Rumors were swirling late last week that the Marlins and Mets were throwing around the possibility of a change-of-scenery trade between the teams. The rumored trade would send outfielder Jason Bay to Miami for catcher John Buck and reliever Heath Bell. This is is the final part of the series, examining the financial aspect.
While cases can be made both for and against the Jason Bay trade, this post is mostly going to focus on how awful each of the three players have been during their respective contracts. First, here are each player’s contracts.
Initial Contract: 4 yr/$66 million deal signed in 2010, with year four (2014) being a vesting option, or requiring a $3 million buyout.
Remaining: $19+ million ($16 million next year, $3 million buyout, remaining salary this year).
Initial Contract: 3 yr/$27 million deal signed in 2011, with a team option for 2015, that could become a vesting option based on performance
Remaining: $21 million+ (two years at $9 million, $3 million in delayed bonus payments, remaining salary this year)
Initial Contract: 3 yr/$18 million deal signed in 2010
Remaining: $6+ million ($6 million next year, remaining salary this year)
While the Mets would upgrade in two areas after this deal, they’d be taking on an extra $8 million-and-change. The Mets are still a big-market team, but they have made shrewd moves in lieu of giving out big contracts in recent years. The Madoff scandal and subsequent settlement took a decent chunk of change out the Wilpons’ pockets.
One of the reasons the Mets went with Sandy Alderson as their GM was his track record of success with an extremely limited budget in San Diego. Their 2011 opening day payroll decreased by over $40 million in 2012, and Mets ownership sold $240 million in minority stakes to keep control of the franchise.
The Mets are stuck paying Jason Bay regardless. He’s not a nut-case like K-Rod and won’t give the Mets reason to put him on the restricted list. He’s a professional player in the midst of an incredible struggle, taking his demotion to bench warmer with grace. But what kind of production would the Mets rather be paying? All three are ridiculously overpaid for what they actually do.
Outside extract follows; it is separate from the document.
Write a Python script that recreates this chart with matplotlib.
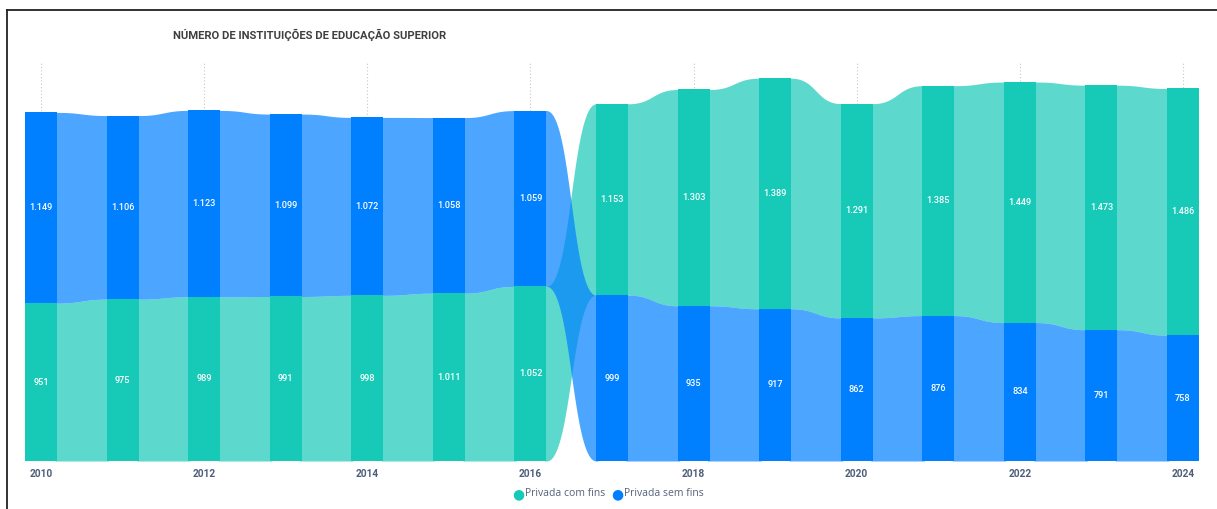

They could continue paying Jason Bay nearly $300,000 for every hit he gets, or pay John Buck $116,883 for every hit he gets and Heath Bell $201,492 for every out he records. The Mets could decide to continue to pay Bay $26,336 for every strike he takes or swings at, or pay Buck $9,202 for his similar services, while paying Bell $87,947 for every ball he throws.
Either way, they’re stuck paying outrageous money for abysmal performances.